- 28 ambassadors from E.U. nations created plan in secret.
- Pledged to give £35m (40m Euros) to eight African countries to keep migrants in Africa.
- Includes leader of Sudan, Omar Hassan al-Bashire, who’s wanted on war crimes.
Ambassadors from 28 European nations created a plan to pay African regimes, including Sudanese President Omar Hassan al-Bashire, who’s accused of genocide, to keep migrants from reaching Europe’s shores.
The £35m (40m Euros, $45m) German-led plan would see the money given to the countries in return for authorities to ‘intercept’ migrants heading to the Mediterranean smuggling route. During the meeting, held during March of this year, Federica Mogherini, an aide to the E.U. High Representative for Foreign Affairs, made it clear that “under no circumstances” should the public learn about the plan, fearing the the reputation of the European Union would be tarnished.
The minutes of the meeting and other classified documents were obtained by German publication Der Spiegel and television channel ARD. According to the report, Germany would take the lead in working with leaders around the Horn of Africa in order to stop the flow of migrants to Europe by using money from the Emergency Trust Fund to pay regimes and despots.
The International Criminal Court in The Hague has issued an arrest warrant against Sudanese President Omar Hassan al-Bashir on charges relating to his alleged role in the Darfur conflict. Amnesty International also claims the secret service of Sudan has tortured members of the opposition, with the United States claiming the country has directly funded terrorism.
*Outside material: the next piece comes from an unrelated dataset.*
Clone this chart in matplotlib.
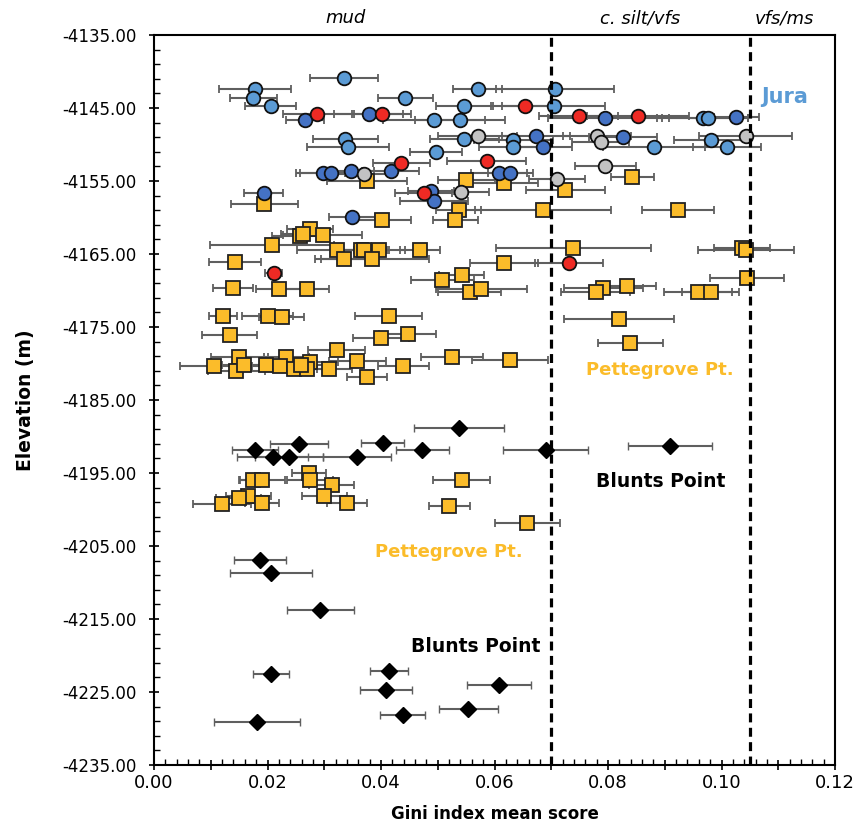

The German government agency GIZ, which has experience working with authoritarian countries, will lead the project. It has already worked with Saudi authorities to train border police with high-tech detection hardware. The German government often uses GIZ for less-than-tasteful projects due to its lack of transparency.
For the least decade, The European Union has assigned responsibility to those seeking protection in third world countries, such as Morocco, Turkey, and Ukraine. Now, it appears, the job of controlling migration from African nations is being given to a suspected war criminal.
Marina Peter, an expert from the German relief organisation Bread for the World, criticized the move. “A regime that destabilized the region and drove hundreds of thousands of people to flee is now supposed to stem the refugee problem for the E.U.”